The Feelies

New Jersey-based Indie-rock pioneers, the Feelies, are releasing their seventh album, Some Kinda Love, their first ever live album. Some Kinda Love features their performance of an extensive retrospective set of songs written for the Velvet Underground, recorded at a sold-out White Eagle Hall in Jersey City, NJ on October 13. 2018, produced by Feelies founders Bill Million and Glenn Mercer.  The concert was staged in conjunction with the opening of The Velvet Underground Experience exhibition in the East Village at the request of its curators. Some Kinda Love is being released by Bar/None Records on October 13 digital download and via streaming platforms, then on 2 x 12” LP vinyl, and CD November 10.

Throughout the concert documented on Some Kinda Love, the group applied the entirety of their deep intimacy with the unique building blocks of the Velvet Underground’s artistic vocabulary, handling it with deceptive ease and obvious relish. That evening, they ran through a thoughtful mix of selections from all four Velvets’ studio albums as well as rare tracks that surfaced years after their demise, starting with “Sunday Morning,” the first song on the Velvets debut and closing with “Oh! Sweet Nuthin’,” the final song on their last studio album together.

Formed in Haledon NJ in the 1970’s, The Feelies have now released six albums including their critically acclaimed and influential debut Crazy Rhythms, which was voted 49 in the top 100 albums of the 1980s by Rolling Stone magazine and chosen by Spin Magazine as #49 of the best alternative records of all time. Their music has left an indelible mark on the landscape of rock and roll. Supporting the release of their first four albums the band appeared on the The Late Show With David Letterman and in concerts with The Patti Smith Group, R.E.M., and Bob Dylan as well as touring with Lou Reed.

In 2008, the Feelies ended a 17-year sabbatical as a group to open for long-time admirers Sonic Youth at Battery Park and then resurrected their tradition of playing low key gigs at strategic intervals throughout the year rather than doing lengthy tours. In 2009, they were invited by R.E.M. to perform at Carnegie Hall in “The Music of REM” charity concert benefitting music education programs for underprivileged youth, then by the artist Dan Graham to play an acoustic set at the opening of his first American retrospective, held at the Whitney Museum: Dan Graham: Beyond at the Whitney Museum of American Art. That same year Bar/None re-issued Crazy Rhythms and The Good Earth, this being the first band-sanctioned CD release of the former.  

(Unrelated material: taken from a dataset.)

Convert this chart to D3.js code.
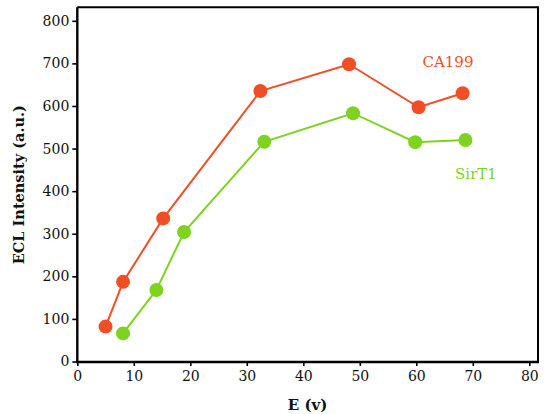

In 2011, they released a new studio album Here Before of which England’s The Wire enthused, “Here Before picks up as though they’d never left. The second line- up is fully present, and the basics of their sound have filtered through so many younger bands (from Yo La Tengo to SF Seals to The Chills) that the music possesses a great kind of faux- familiarity. ‘Time Is Right’ sounds something like The Terminals doing a Stooges tribute tune. It – and some of the Velvets riff – lifts that occur during the album’s later moments- make me remember how nuts this group seemed 30-plus years ago.” 

In honor of their 40th Anniversary Bar/None Records re-released their third and fourth albums, Only Life and Time for a Witness in early 2015.  As a special Record Store Day release Bar None/Coyote Records co-released the Feelies Uncovered, later in the year, a limited edition 12 “ EP featuring studio recordings of four covers of songs by Bob Dylan, The Doors, Patti Smith and Neil Young, none commercially available before. 

2017’s In Between was recorded in the midst of these celebrations. The album found them bringing fresh sonic maneuvers into the mix that make it both the quietest and most furious music they’ve created in their long and vaunted career.  The twin-guitar attack of songwriters and founders Mercer and Million has remained at the core of the group’s infectious sound all along, paired with the driving rhythmic team of drummer Stan Demeski and percussionist Dave Weckerman, with Brenda Sauter’s bass guitar proving a rock-solid foundation.

In 2022, the Feelies reactivated their alter ego, the Willies which had been an important vehicle for experimentation for Feelies mainstays Glenn Mercer and Bill Million during the period between the release of their debut Crazy Rhythms and The Good Earth their second album. The Willies, featuring all the Feelies’ members, perform original instrumentals including vintage numbers like “The Obedient Atom” as well as interpretations of instrumental works by Brian Eno, David Bowie and Jimi Hendrix. Toni and John Baumgartner of longstanding NJ Art-folk outfit Speed The Plough are special guests on several numbers.

Their music has been featured in the films Married to the Mob, Something Wild, Prelude to a Kiss, The Truth About Charlie, The Squid & the Whale and Ricki and the Flash. Acclaimed American novelist, Rick Moody, cited The Good Earth as the inspiration for his debut 1992 novel Garden State. Rolling Stone has cited The Feelies as “a template of formal perfection.” They have influenced bands like R.E.M., Real Estate and WEEZER.  They continue to regularly perform live.